Sorry for digressing. I know it sounds like Liberal Humanism, but can't help, it is what it is.

Sahasranama
26 January 2012, 03:57 AM
Only one problem with your statement - these are not Hindu "Organizations". Hindus have no Organizations, zero. Ok, there are some, but they are nothing like church and mostly centered around their own sectarian greedy/fake leaders.

Hindus do these festivals on their own accord sometimes at local community level by gathering community resources. It is not a church like organization trying to attract or retain believers, but people deciding to celebrate their cultural festivals in less and less traditional way.

I think the two are slightly different things, at least for me since for me the main issue is not about tradition, but about societal and organizational.

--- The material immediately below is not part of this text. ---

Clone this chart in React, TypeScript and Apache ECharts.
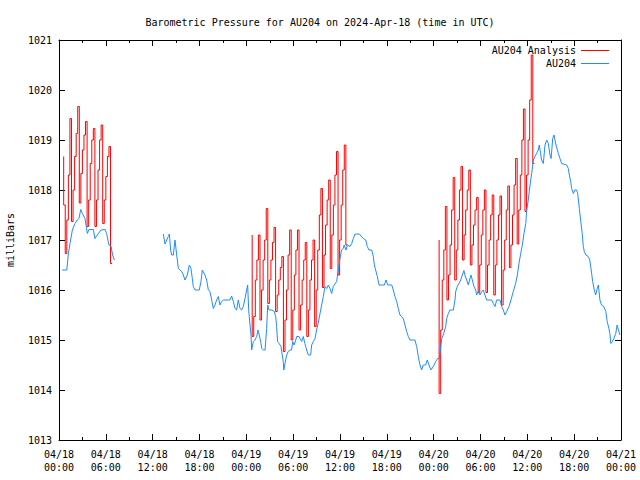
import React, { useEffect, useRef } from "react";
import * as echarts from "echarts";

// ---- data ----
const titleText = "Barometric Pressure for AU204 on 2024-Apr-18 (time in UTC)";
const seriesNames = ["AU204 Analysis", "AU204"];
const yTicks = [1013, 1014, 1015, 1016, 1017, 1018, 1019, 1020, 1021];
const xHours = [0, 6, 12, 18, 24, 30, 36, 42, 48, 54, 60, 66, 72];
const xTickLabels = [
  "04/18\n00:00", "04/18\n06:00", "04/18\n12:00", "04/18\n18:00",
  "04/19\n00:00", "04/19\n06:00", "04/19\n12:00", "04/19\n18:00",
  "04/20\n00:00", "04/20\n06:00", "04/20\n12:00", "04/20\n18:00",
  "04/21\n00:00",
];

// Analysis (red): start hour, step (h), values
const analysisStart = [0.6, 24.75, 48.7];
const analysisStep = 0.2;
const analysis1 = [
  1018.67, 1017.7, 1016.73, 1017.4, 1018.3,
  1019.43, 1017.37, 1018.0, 1018.67, 1019.13,
  1019.67, 1017.74, 1018.33, 1018.8, 1019.1,
  1019.37, 1017.27, 1017.8, 1018.53, 1019.0,
  1019.23, 1017.27, 1017.8, 1018.4, 1019.0,
  1019.3, 1017.33, 1017.8, 1018.27, 1018.67,
  1018.87, 1016.53,
];
const analysis2 = [
  1017.1, 1015.07, 1015.47, 1016.2, 1016.6,
  1017.1, 1015.4, 1016.0, 1016.6, 1017.0,
  1017.63, 1015.73, 1016.2, 1016.6, 1016.95,
  1017.25, 1015.57, 1015.9, 1016.2, 1016.45,
  1016.67, 1014.77, 1015.4, 1016.0, 1016.7,
  1017.2, 1015.0, 1015.6, 1016.3, 1016.8,
  1017.2, 1015.2, 1015.7, 1016.2, 1016.6,
  1016.95, 1015.07, 1015.6, 1016.2, 1016.6,
  1017.0, 1015.27, 1016.0, 1016.8, 1017.5,
  1018.03, 1016.05, 1016.7, 1017.3, 1017.8,
  1018.2, 1016.43, 1017.1, 1017.7, 1018.3,
  1018.77, 1016.3, 1017.0, 1017.7, 1018.4,
  1018.9, 1016.9,
];
const analysis3 = [
  1017.0, 1013.93, 1015.2, 1016.2, 1016.8,
  1017.67, 1015.8, 1016.3, 1016.9, 1017.6,
  1018.25, 1016.2, 1016.8, 1017.4, 1018.0,
  1018.47, 1016.6, 1017.1, 1017.6, 1018.0,
  1018.4, 1016.5, 1016.9, 1017.3, 1017.6,
  1017.85, 1015.95, 1016.5, 1017.1, 1017.6,
  1018.0, 1015.95, 1016.5, 1017.0, 1017.5,
  1017.9, 1015.9, 1016.5, 1017.0, 1017.5,
  1017.88, 1015.7, 1016.4, 1017.0, 1017.6,
  1018.08, 1016.45, 1016.9, 1017.5, 1018.1,
  1018.63, 1016.92, 1017.6, 1018.3, 1019.0,
  1019.62, 1017.57, 1018.3, 1019.0, 1019.8,
  1020.7, 1018.53,
];

// Observations (blue): [hour, mbar]
const obs1: number[][] = [
  [0.4, 1016.4], [1.0, 1016.4], [1.2, 1016.73], [1.41, 1016.93], [1.71, 1017.2],
  [2.05, 1017.33], [2.35, 1017.4], [2.56, 1017.43], [2.78, 1017.61], [2.99, 1017.53],
  [3.33, 1017.43], [3.63, 1017.13], [3.84, 1017.21], [4.4, 1017.21], [4.6, 1017.03],
  [4.9, 1017.1], [5.38, 1017.2], [5.9, 1017.21], [6.1, 1017.13], [6.4, 1016.9],
  [6.66, 1016.88], [6.87, 1016.7], [7.09, 1016.6],
];
const obs2: number[][] = [
  [13.36, 1017.12], [13.58, 1016.92], [14.0, 1017.07], [14.14, 1017.12], [14.3, 1016.8],
  [14.43, 1016.7], [14.65, 1016.7], [14.86, 1017.0], [15.08, 1016.7], [15.29, 1016.43],
  [15.5, 1016.4], [15.72, 1016.37], [15.93, 1016.3], [16.14, 1016.2], [16.44, 1016.3],
  [16.7, 1016.5], [16.91, 1016.43], [17.08, 1016.23], [17.2, 1016.07], [17.42, 1016.0],
  [17.97, 1016.0], [18.19, 1016.17], [18.36, 1016.4], [18.7, 1016.3], [18.92, 1016.2],
  [19.13, 1016.0], [19.34, 1015.97], [19.56, 1015.8], [19.77, 1015.63], [19.98, 1015.7],
  [20.2, 1015.8], [20.41, 1015.87], [20.62, 1015.7], [20.84, 1015.77], [21.05, 1015.8],
  [21.9, 1015.8], [22.12, 1015.88], [22.33, 1015.77], [22.55, 1015.63], [22.76, 1015.6],
  [22.97, 1015.8], [23.19, 1015.63], [23.4, 1015.6], [23.61, 1015.67], [23.83, 1015.83],
  [24.04, 1016.0], [24.17, 1016.1], [24.3, 1015.6], [24.47, 1015.3], [24.6, 1015.1],
  [24.68, 1014.8], [24.9, 1014.97], [25.1, 1015.0], [25.33, 1015.07], [25.5, 1015.2],
  [25.75, 1015.03], [25.88, 1014.93], [25.97, 1014.83], [26.17, 1014.8], [26.4, 1014.8],
  [26.6, 1015.23], [26.74, 1015.7], [26.9, 1015.6], [27.25, 1015.6], [27.58, 1015.57],
  [27.76, 1015.47], [27.88, 1015.27], [28.0, 1014.97], [28.2, 1014.93], [28.44, 1014.87],
  [28.6, 1014.7], [28.73, 1014.57], [28.8, 1014.4], [28.95, 1014.53], [29.17, 1014.7],
  [29.37, 1014.77], [29.6, 1014.8], [29.8, 1014.8], [29.94, 1014.97], [30.1, 1014.9],
  [30.3, 1014.98], [30.45, 1015.07], [30.75, 1015.07], [31.1, 1014.97], [31.3, 1015.07],
  [31.5, 1014.93], [31.73, 1014.8], [31.94, 1014.7], [32.24, 1014.7], [32.37, 1014.9],
  [32.58, 1014.97], [32.8, 1015.03], [33.0, 1015.2], [33.2, 1015.33], [33.44, 1015.53],
  [33.65, 1015.7], [33.86, 1015.87], [34.08, 1016.07], [34.3, 1016.03], [34.5, 1016.1],
  [34.72, 1016.03], [34.93, 1015.93], [35.14, 1016.07], [35.57, 1016.17], [35.78, 1016.4],
  [36.0, 1016.63], [36.2, 1016.8], [36.43, 1016.83], [36.52, 1016.9], [36.77, 1016.8],
  [36.94, 1016.9], [37.28, 1016.87], [37.5, 1016.93], [37.7, 1017.03], [37.92, 1017.12],
  [38.47, 1017.12], [38.98, 1017.03], [39.3, 1017.0], [39.5, 1016.87], [39.71, 1016.8],
  [40.06, 1016.8], [40.27, 1016.67], [40.4, 1016.5], [40.57, 1016.4], [40.78, 1016.27],
  [41.0, 1016.1], [41.34, 1016.1], [41.68, 1016.1], [41.9, 1016.2], [42.12, 1016.1],
  [42.63, 1016.1], [42.83, 1016.0], [43.04, 1015.87], [43.26, 1015.77], [43.47, 1015.63],
  [43.68, 1015.5], [43.9, 1015.47], [44.1, 1015.43], [44.33, 1015.3], [44.54, 1015.17],
  [44.75, 1015.07], [44.96, 1015.0], [45.6, 1015.0], [45.82, 1014.87], [46.03, 1014.67],
  [46.25, 1014.5], [46.46, 1014.4], [46.67, 1014.5], [46.97, 1014.5], [47.18, 1014.6],
  [47.4, 1014.5], [47.66, 1014.4], [47.95, 1014.47], [48.26, 1014.57], [48.5, 1014.63],
  [48.7, 1014.63], [48.85, 1014.8], [49.03, 1015.03], [49.23, 1015.1], [49.54, 1015.27],
  [49.67, 1015.43], [49.88, 1015.53], [50.09, 1015.6], [50.52, 1015.6], [50.73, 1015.8],
  [50.82, 1015.97], [51.03, 1016.07], [51.24, 1016.13], [51.46, 1016.2], [51.67, 1016.3],
  [51.88, 1016.39], [52.0, 1016.3], [52.23, 1016.2], [52.44, 1016.1], [52.6, 1016.2],
  [52.78, 1016.3], [52.95, 1016.2], [53.16, 1016.07], [53.38, 1016.0], [53.5, 1015.9],
  [53.7, 1015.97], [53.93, 1015.9], [54.15, 1015.97], [54.36, 1016.0], [54.57, 1015.9],
  [54.79, 1015.8], [55.43, 1015.8], [55.64, 1015.73], [55.86, 1015.67], [56.07, 1015.8],
  [56.5, 1015.8], [56.71, 1015.67], [56.92, 1015.6], [57.14, 1015.5], [57.35, 1015.57],
  [57.65, 1015.67], [57.9, 1015.8], [58.2, 1015.97], [58.5, 1016.13], [58.72, 1016.3],
  [58.93, 1016.53], [59.15, 1016.73], [59.36, 1016.9], [59.57, 1017.13], [59.8, 1017.33],
  [59.9, 1017.57], [60.12, 1017.8], [60.25, 1017.97], [60.43, 1018.2], [60.56, 1018.33],
  [60.76, 1018.6], [60.98, 1018.67], [61.19, 1018.73], [61.4, 1018.8], [61.53, 1018.9],
  [61.7, 1018.73], [61.83, 1018.6], [62.05, 1018.53], [62.26, 1018.9], [62.48, 1019.0],
  [62.69, 1018.93], [62.9, 1018.7], [63.05, 1018.63], [63.25, 1019.03], [63.41, 1019.1],
  [63.67, 1018.9], [63.97, 1018.73], [64.18, 1018.63], [64.4, 1018.53], [65.04, 1018.5],
  [65.25, 1018.43], [65.38, 1018.3], [65.55, 1018.17], [65.68, 1018.03], [65.9, 1017.93],
  [66.1, 1018.0], [66.32, 1018.0], [66.45, 1017.93], [66.66, 1017.63], [66.83, 1017.4],
  [67.03, 1017.13], [67.17, 1016.87], [67.3, 1016.77], [67.5, 1016.7], [67.8, 1016.67],
  [68.0, 1016.6], [68.24, 1016.33], [68.37, 1016.17], [68.58, 1016.0], [68.75, 1015.9],
  [68.96, 1016.03], [69.1, 1016.1], [69.3, 1015.8], [69.5, 1015.7], [69.8, 1015.67],
  [70.05, 1015.57], [70.23, 1015.37], [70.45, 1015.23], [70.57, 1015.13], [70.7, 1014.93],
  [70.9, 1014.97], [71.08, 1015.03], [71.33, 1015.13], [71.5, 1015.3], [71.68, 1015.2],
  [71.85, 1015.1],
];

const FONT = "DejaVu Sans Mono";
const RED = "#ff0000";
const BLUE = "#1e8cff";

function analysisSeg(si: number): number[][] {
  const vals = [analysis1, analysis2, analysis3][si];
  return vals.map((v, i) => [+(analysisStart[si] + i * analysisStep).toFixed(3), v]);
}

function buildObs(): (number | string)[][] {
  return [...obs1, [10, "-"], ...obs2];
}

export default function App() {
  const ref = useRef<HTMLDivElement>(null);
  useEffect(() => {
    if (!ref.current) return;
    const chart = echarts.init(ref.current, undefined, { renderer: "svg" });
    const labelMap: Record<number, string> = {};
    xHours.forEach((h, i) => (labelMap[h] = xTickLabels[i]));
    const xBase = {
      type: "value" as const,
      min: 0,
      max: 72,
      interval: 6,
      splitLine: { show: false },
      axisLine: { show: true, onZero: false, lineStyle: { color: "#000", width: 1 } },
      axisTick: { show: true, inside: true, length: 6, lineStyle: { color: "#000" } },
      minorTick: { show: true, splitNumber: 2, length: 3, lineStyle: { color: "#000" } },
    };
    const yBase = {
      type: "value" as const,
      min: yTicks[0],
      max: yTicks[yTicks.length - 1],
      interval: 1,
      splitLine: { show: false },
      axisLine: { show: true, onZero: false, lineStyle: { color: "#000", width: 1 } },
      axisTick: { show: true, inside: true, length: 6, lineStyle: { color: "#000" } },
    };
    const redSeries = [0, 1, 2].map((si) => ({
      name: seriesNames[0],
      type: "line",
      data: analysisSeg(si),
      symbol: "none",
      step: "start",
      color: RED,
      lineStyle: { color: RED, width: 1 },
      itemStyle: { color: RED },
    }));
    chart.setOption({
      animation: false,
      backgroundColor: "#fff",
      title: {
        text: titleText,
        left: "center",
        top: 12,
        textStyle: { fontFamily: FONT, fontSize: 10, fontWeight: "normal", color: "#000" },
      },
      legend: {
        orient: "vertical",
        right: 31,
        top: 44,
        padding: 0,
        align: "right",
        icon: "rect",
        itemWidth: 28,
        itemHeight: 1,
        itemGap: 0,
        textStyle: { fontFamily: FONT, fontSize: 10, color: "#000", lineHeight: 13 },
        data: [
          { name: seriesNames[0], itemStyle: { color: RED } },
          { name: seriesNames[1], itemStyle: { color: BLUE } },
        ],
      },
      grid: { left: 59, right: 19, top: 40, bottom: 40, outerBoundsMode: "none", containLabel: false },
      xAxis: [
        {
          ...xBase,
          position: "bottom",
          axisLabel: {
            fontFamily: FONT,
            fontSize: 10,
            color: "#000",
            lineHeight: 13,
            margin: 8,
            formatter: (v: number) => labelMap[v] ?? "",
          },
        },
        { ...xBase, position: "top", axisLabel: { show: false } },
      ],
      yAxis: [
        {
          ...yBase,
          position: "left",
          name: "milliBars",
          nameLocation: "middle",
          nameRotate: 90,
          nameGap: 44,
          nameTextStyle: { fontFamily: FONT, fontSize: 10, color: "#000" },
          axisLabel: {
            fontFamily: FONT,
            fontSize: 10,
            color: "#000",
            margin: 7,
            formatter: (v: number) => String(v),
          },
        },
        { ...yBase, position: "right", axisLabel: { show: false } },
      ],
      series: [
        ...redSeries,
        {
          name: seriesNames[1],
          type: "line",
          data: buildObs(),
          symbol: "none",
          connectNulls: false,
          color: BLUE,
          lineStyle: { color: BLUE, width: 1 },
          itemStyle: { color: BLUE },
        },
      ],
    });
    return () => chart.dispose();
  }, []);
  return <div ref={ref} style={{ width: 640, height: 480, position: "absolute", left: 0, top: 0 }} />;
}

In the west there are a lot of small Hindu organisations. They are not like the organisations in India which are centered around certain guru figures, but more like HAF type of organisations. Mostly, these small scale organisations are not concerned about converting new members, but they are trying hard to attract Hindu youth to religious celebrations and they are using pop culture in a similar way as in Chrisitanity. It's not on the same scale as in Christianity, but I think it's going to catch on. Like EM's story about the church offering hayrides to attract people, I have seen Hindu organisations offering disco parties after the pooja.

PARAM
26 January 2012, 10:39 AM
This is true by even Hindu political parties like Shiv Sena and BJP, but these are the only options left for Hindu hearts to do something for Dharma. Some sects are still involved in the great way of Dharma Prasar and their call is more near to Dharma.